Rob, while you state you’re frustrated etc, you say you’re not angry. Why not? Feeling angry, or furious, or pissed, or any variation of, would be normal. Healthy even, to FEEL that way. (I know when I’m exhausted and doing what feels impossible, I get pissed pretty quick if I don’t think people who could help, aren’t. Of course you aren’t me.) The actual feeling of anger isn’t any worse than any other emotion, and the best way to deal is to accept all of one’s feelings. Just a thought I had reading the post. (And of course, hoping and wishing for the best for all of you.)
Hey Becky. I should probably clarify my statement a bit. I was attempting to state that I’m not angry because I’m now a single parent. I’m not angry that my marriage is over. I say that because I feel like I’ve let that anger go because it wasn’t doing me any good. That said, I do get angry when it comes to my kids. I do get angry when things are said or done that cause my kids pain or makes the situation worse. To be blunt, I’m not angry that my wife let me. I’m hurt but not angry anymore. When things are said or done, regardless of intentions, that hurt my kids, I get angry.
I guess the whole point was that if I’m angry with her for what she did to me, that could influence, at least on some level, my ability to work with her going forward. I don’t want that to be the case. I also don’t want my kids to ever feel like they have to pick a side. If I’m angry about something that’s happening to them, it’s because I’m a parent and don’t like anyone causing my kids pain. I feel that if I held onto the anger I felt when everything went down, it would ultimately bleed over to the kids.
Does that make sense?
Also, it takes a lot to make me angry. I’m much quicker to anger when your messing with my kids or my family. If it’s only impacting me, I tend to let it roll off.
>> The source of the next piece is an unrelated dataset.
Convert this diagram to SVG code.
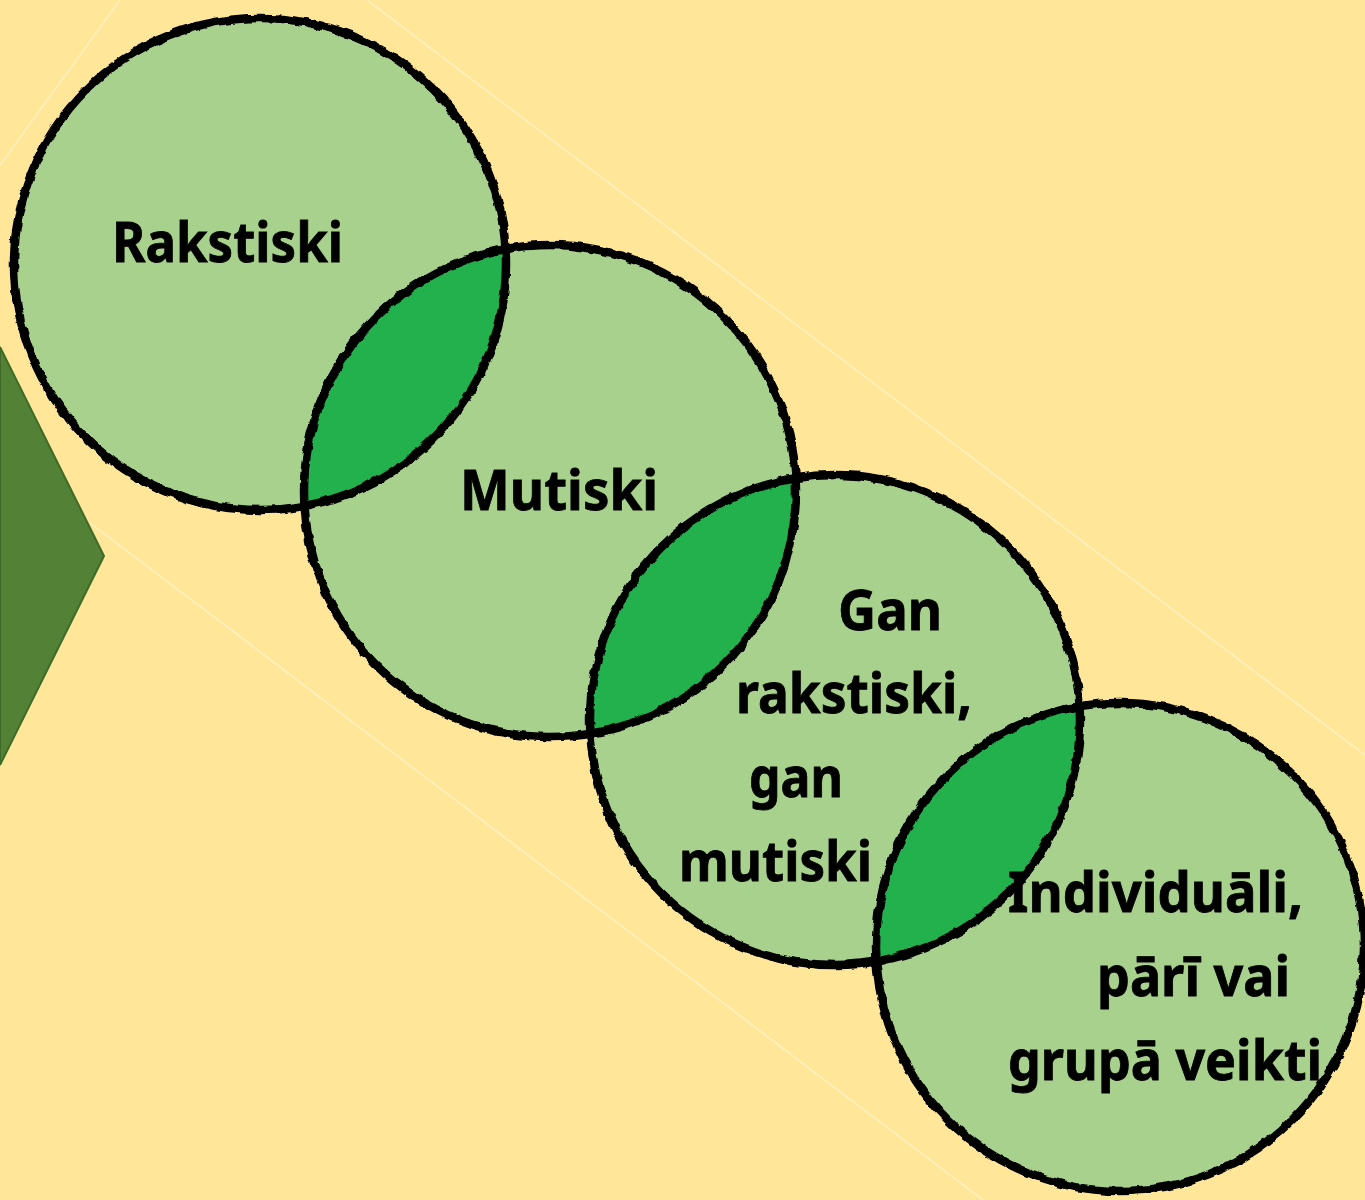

I appreciate the thoughtful comment Becky. ☺
Yes, it does make sense! I know I would experience rage and anger, but then would try to let it go also. Maybe I’m just easier to get pissed off. I know my moods are influenced by side effects of meds, and exhaustion and pain. Since all of these things happen to me 24/7/365, I do have occasional angry moments. I’m glad you can let the bad feelings that hinder you go. I know if someone wrongs me, I try to forgive. If someone wrongs family or friends, then I’m more likely to spring into action in their favor. So I get what you mean.